Recently, I’d been thinking that my meandering path to horse competence was somehow flawed.  It lacked the discipline of the University-trained Ph.D., even though, by now, I have done enough independent study to have earned a Ph.D. in my chosen field.  But then I saw an article yesterday about Diana Pounds, who manages the Iowa State University website.  Managing a major university website is a huge responsibility.  It is the face of the university to the world on the internet.  It will be looked at by some of the brightest minds at the U’ and by thousands of prospective students and parents who may or may not choose to spend their tuition money as a result of what they see on the website.  Donors peruse it.  It is a big deal, and it is created, maintained and critiqued by a sea of people who are classically educated.

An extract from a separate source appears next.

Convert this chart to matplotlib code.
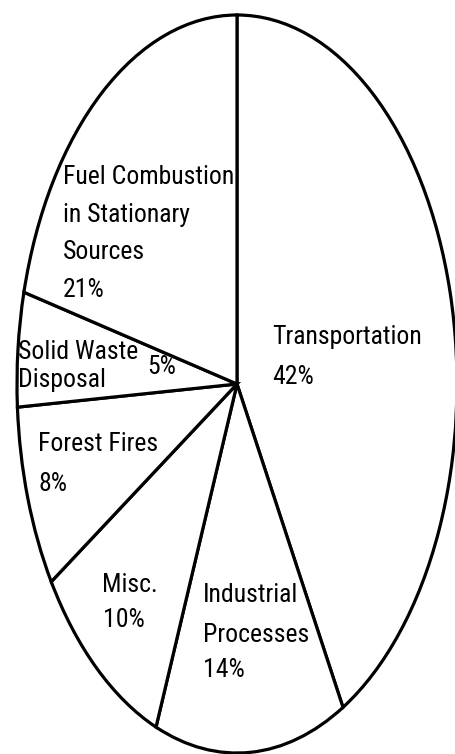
import matplotlib
matplotlib.use("Agg")
import matplotlib.pyplot as plt

# slices, clockwise from the top
categories = ['Transportation', 'Industrial Processes', 'Misc.', 'Forest Fires',
              'Solid Waste Disposal', 'Fuel Combustion in Stationary Sources']
shares = [42, 14, 10, 8, 5, 21]

# label text per slice: name lines, then the percent
name_lines = [
    ['Transportation'],
    ['Industrial', 'Processes'],
    ['Misc.'],
    ['Forest Fires'],
    ['Solid Waste', 'Disposal'],
    ['Fuel Combustion', 'in Stationary', 'Sources'],
]

W, H = 455, 754
fig = plt.figure(figsize=(W / 100, H / 100), dpi=100)
ax = fig.add_axes([0, 0, 1, 1])

ax.pie(shares, startangle=90, counterclock=False,
       wedgeprops=dict(facecolor='white', edgecolor='black', linewidth=2.3))
ax.set_aspect('auto')

# pie centre at pixel (237, 384), radii 220 x 369 px
cx, cy, rx, ry = 237, 384, 220, 369
ax.set_xlim((0 - cx) / rx, (W - cx) / rx)
ax.set_ylim((cy - H) / ry, (cy - 0) / ry)
ax.axis('off')

# top-left pixel positions of each text line (names then percent)
layout = {
    'Transportation': [(272, 325), (272, 365)],
    'Industrial Processes': [(203, 583), (203, 623), (203, 658)],
    'Misc.': [(102, 573), (103, 608)],
    'Forest Fires': [(38, 432), (38, 472)],
    'Solid Waste Disposal': [(18, 340), (18, 368), (147, 355)],
    'Fuel Combustion in Stationary Sources': [(63, 165), (63, 203), (63, 240), (63, 278)],
}

font = dict(family=['Roboto Condensed', 'DejaVu Sans Condensed', 'Liberation Sans'],
            stretch='condensed', size=18.5, color='black')

for cat, lines, share in zip(categories, name_lines, shares):
    texts = lines + [f"{share}%"]
    for txt, (px, py) in zip(texts, layout[cat]):
        fig.text(px / W, 1 - py / H, txt, ha='left', va='top', **font)

fig.savefig('out.png', dpi=100, facecolor='white')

I was thinking about that the other day when I read an article written about Diana’s work.  From the article:

And she’s well acquainted with plodding her way through unfamiliar cyberspace, being totally self-educated in the ways of the Web.

“Lots of us are self-taught, because we had to be,” Pounds explained. “The technology sprang up, and we all had to learn to do HTML.” Pounds’ curriculum included a variety of online “how-to” manuals, as well as “20 to 25” books on programming and Web design.

So, Diana, then, is producing a web site  at a very high level, with millions of dollars on the line, with no formal training to do it.  No Ph.D. of web design.  And people look to her for help and answers, and she delights in her work and is great at it.

Learning to ride horses for many of us is like that – an adventure in independent learning.  Just you and your horse figuring it out.  Because most people learn independently, they don’t have the benefit of being able to say to themselves or others, “Hey, I can do this, I’ve got my Ph.D. for goodness sakes.”  That sort of external validation is a daily boost to the confidence.

But as riders, we can earn external validation every day.  Horse are perfect mirrors of their riders, just like a computer is the perfect mirror of its input.  Garbage in, garbage out, of course, but also, great input can result in great output.  Put the HTML in correctly and the page happens.  Miss a letter of the code and some really wacked errors will happen.

In the case of horses, if the horse understands what the rider is communicating, the horse’s expression is relaxed and happy and he performs his task with ease.  Good input creates good output, just as in the case of learning to make a web page.  Nonsensical input to the horse, even something as minute and invisible as rider tension, can result in bad output.  When you get the riding right, just like getting the HTML coding right, you get something which is a pleasure to experience.

So ride on, have some success, and be fearless, make mistakes.  Mess around with the code.  See what your horse says to you and try again.  You have a perfect mirror right there in your horse – your personal professor of external validation.